É verdade que ao tornar-me pai o meu olhar sobre o mundo alterou-se e a investigação sobre escravatura mostrou que os jovens pensam no assunto e que questionam a vida dos seus antepassados que vieram de África.
Esperava este sucesso e traduções?
Não, fui publicado na Holanda, Alemanha e França, onde essa dinâmica da escravatura existia - tal como no Japão ou Portugal - e era um tema que interessava aos leitores. No entanto, como o livro é sobre a escravatura americana e a relação entre os poderosos e oprimidos é um cenário muito particular.
Usou muito do realismo mágico neste livro. Era a única forma de o escrever?
A primeira parte passa-se numa plantação na Geórgia e queria fazer a sua descrição antes de aparecer o comboio. O realismo tem o propósito de mostrar como vivemos na atualidade.
A intenção era escrever um romance e não um documento histórico?
Não pretendo ensinar as pessoas sobre a escravatura, nem criar um conceito para que se perceba esta parte da história americana - não é um ensaio. Um historiador tem a responsabilidade de avaliar tudo enquanto um romancista pode andar às voltas do assunto e inventar as personagens que interessem.

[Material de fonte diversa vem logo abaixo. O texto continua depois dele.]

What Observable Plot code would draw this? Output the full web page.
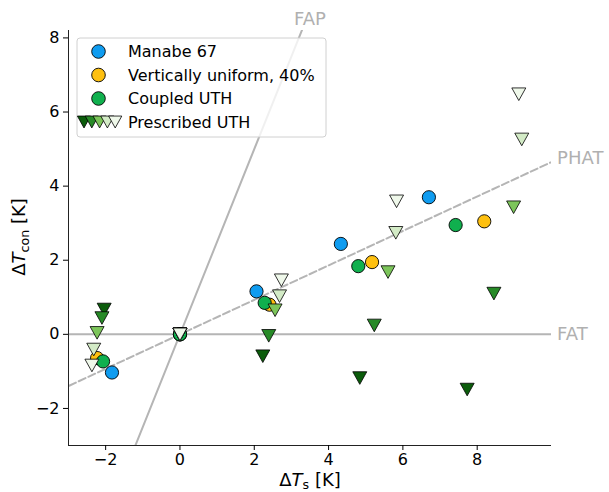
<!DOCTYPE html>
<html><head><meta charset="utf-8">
<script src="https://cdn.jsdelivr.net/npm/d3@7"></script>
<script src="https://cdn.jsdelivr.net/npm/@observablehq/plot@0.6"></script>
<style>body{margin:0;background:#fff;}</style>
</head><body><div id="chart"></div>
<script>
// ---- data ----
const seriesNames = ["Manabe 67", "Vertically uniform, 40%", "Coupled UTH"];
const seriesColors = ["#0f9cf0", "#fec010", "#10b04e"];
const manabeX  = [-1.83, 0, 2.06, 4.33, 6.70];
const manabeY  = [-1.03, 0, 1.16, 2.44, 3.70];
const uniformX = [-2.23, 0, 2.41, 5.17, 8.19];
const uniformY = [-0.64, 0, 0.80, 1.95, 3.05];
const coupledX = [-2.07, 0, 2.28, 4.80, 7.42];
const coupledY = [-0.73, 0, 0.85, 1.84, 2.95];

const prescribedName = "Prescribed UTH";
const prescribedColors = ["#0b5c0b", "#278a27", "#7cc55a", "#d3ebc6", "#eff8ea"];
const prescribedX = [
  [-2.04, 0, 2.23, 4.84, 7.73],
  [-2.10, 0, 2.39, 5.23, 8.45],
  [-2.23, 0, 2.56, 5.60, 8.98],
  [-2.32, 0, 2.68, 5.81, 9.20],
  [-2.37, 0, 2.73, 5.83, 9.12]
];
const prescribedY = [
  [0.67, 0, -0.59, -1.18, -1.49],
  [0.44, 0, -0.04, 0.24, 1.10],
  [0.04, 0, 0.65, 1.68, 3.43],
  [-0.41, 0, 1.03, 2.74, 5.26],
  [-0.84, 0, 1.46, 3.59, 6.48]
];

const xTicks = [-2, 0, 2, 4, 6, 8];
const yTicks = [-2, 0, 2, 4, 6, 8];
const xDomain = [-3, 10];
const yDomain = [-3, 8.2];

// reference lines: FAT (y=0), FAP (steep), PHAT (dashed)
const fapSlope = 2.5;
const phatSlope = 0.465;
const topLabels = [{x: 3.5, y: 8.5, text: "FAP"}];
const sideLabels = [
  {x: 10.15, y: 4.76, text: "PHAT"},
  {x: 10.15, y: 0, text: "FAT"}
];

// ---- build tables ----
const circleData = [];
[[manabeX, manabeY], [uniformX, uniformY], [coupledX, coupledY]].forEach(([xs, ys], s) => {
  xs.forEach((x, i) => circleData.push({x, y: ys[i], series: seriesNames[s], color: seriesColors[s]}));
});
const triData = [];
prescribedX.forEach((xs, s) => xs.forEach((x, i) => triData.push({x, y: prescribedY[s][i], color: prescribedColors[s]})));

const lineXs = [-3.5, 10.5];
const fapLine = lineXs.map(x => ({x, y: fapSlope * x}));
const phatLine = lineXs.map(x => ({x, y: phatSlope * x}));

const triDown = {
  draw(ctx, size) {
    const r = Math.sqrt(size / Math.PI);
    const h = r * 0.9;
    ctx.moveTo(-r, -h);
    ctx.lineTo(r, -h);
    ctx.lineTo(0, h);
    ctx.closePath();
  }
};

const grey = "#b5b5b5";
const plot = Plot.plot({
  width: 609, height: 492,
  marginLeft: 68, marginRight: 58, marginTop: 30, marginBottom: 47,
  style: {fontFamily: "DejaVu Sans", fontSize: "16px", color: "#000", background: "#fff", overflow: "visible"},
  x: {domain: xDomain, label: null},
  y: {domain: yDomain, label: null},
  marks: [
    Plot.ruleY([0], {stroke: grey, strokeWidth: 2}),
    Plot.line(fapLine, {x: "x", y: "y", stroke: grey, strokeWidth: 2, clip: true}),
    Plot.line(phatLine, {x: "x", y: "y", stroke: grey, strokeWidth: 2, strokeDasharray: "7.4,3.2", clip: true}),
    Plot.dot(circleData, {x: "x", y: "y", r: 6.6, fill: "color", stroke: "#000", strokeWidth: 0.9}),
    Plot.dot(triData, {x: "x", y: "y", r: 7, symbol: triDown, fill: "color", stroke: "#000", strokeWidth: 0.8}),
    Plot.ruleX([xDomain[0]], {stroke: "#222", strokeWidth: 1}),
    Plot.ruleY([yDomain[0]], {stroke: "#222", strokeWidth: 1}),
    Plot.axisX({ticks: xTicks, tickSize: 5, tickPadding: 3, fontSize: 16, label: null}),
    Plot.axisY({ticks: yTicks, tickSize: 5, tickPadding: 4, fontSize: 16, label: null}),
    Plot.text(topLabels, {x: "x", y: "y", text: "text", textAnchor: "middle", fill: "#b0b0b0", fontSize: 18}),
    Plot.text(sideLabels, {x: "x", y: "y", text: "text", textAnchor: "start", fill: "#b0b0b0", fontSize: 18})
  ]
});
document.getElementById("chart").appendChild(plot);

const svg = d3.select(plot);

// axis labels
const fs = 18;
const xl = svg.append("text").attr("x", 310).attr("y", 486).attr("text-anchor", "middle")
  .attr("font-family", "DejaVu Sans").attr("font-size", fs).attr("fill", "#000");
xl.append("tspan").text("Δ");
xl.append("tspan").attr("font-style", "italic").text("T");
xl.append("tspan").attr("font-size", fs * 0.7).attr("dy", 3).text("s");
xl.append("tspan").attr("dy", -3).text(" [K]");

const yl = svg.append("text").attr("transform", "translate(25,237) rotate(-90)").attr("text-anchor", "middle")
  .attr("font-family", "DejaVu Sans").attr("font-size", fs).attr("fill", "#000");
yl.append("tspan").text("Δ");
yl.append("tspan").attr("font-style", "italic").text("T");
yl.append("tspan").attr("font-size", fs * 0.7).attr("dy", 3.5).text("con");
yl.append("tspan").attr("dy", -3.5).text(" [K]");

// legend
const lg = svg.append("g").attr("font-family", "DejaVu Sans").attr("font-size", 16).attr("text-anchor", "start");
lg.append("rect").attr("x", 77).attr("y", 38).attr("width", 249).attr("height", 99).attr("rx", 3)
  .attr("fill", "#fff").attr("fill-opacity", 0.8).attr("stroke", "#d0d0d0").attr("stroke-width", 1);
const rows = [51.5, 75, 98.5, 122];
seriesNames.forEach((name, i) => {
  lg.append("circle").attr("cx", 98.5).attr("cy", rows[i]).attr("r", 6.8)
    .attr("fill", seriesColors[i]).attr("stroke", "#000").attr("stroke-width", 0.9);
  lg.append("text").attr("x", 128).attr("y", rows[i]).attr("dy", "0.36em").attr("text-anchor", "start").text(name);
});
const triSym = d3.symbol(triDown, Math.PI * 6.6 * 6.6);
prescribedColors.forEach((c, k) => {
  lg.append("path").attr("d", triSym()).attr("transform", `translate(${84 + k * 7.8},${rows[3]})`)
    .attr("fill", c).attr("stroke", "#000").attr("stroke-width", 0.8);
});
lg.append("text").attr("x", 128).attr("y", rows[3]).attr("dy", "0.36em").attr("text-anchor", "start").text(prescribedName);
</script></body></html>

Foi uma investigação complexa?
Antes de começar a escrever li muitas narrativas de escravos e ex-escravos e investiguei as experiências médicas em negros na Carolina do Norte, depois fui deixando as coisas andarem, inspirado por muito do que tinha lido.
Após este sucesso vai ser fácil voltar a escrever um romance?
Por enquanto nem penso nisso. Terei outras condições mas continua a faltar tempo para escrever pois passo a maior parte dos dias a promover o livro.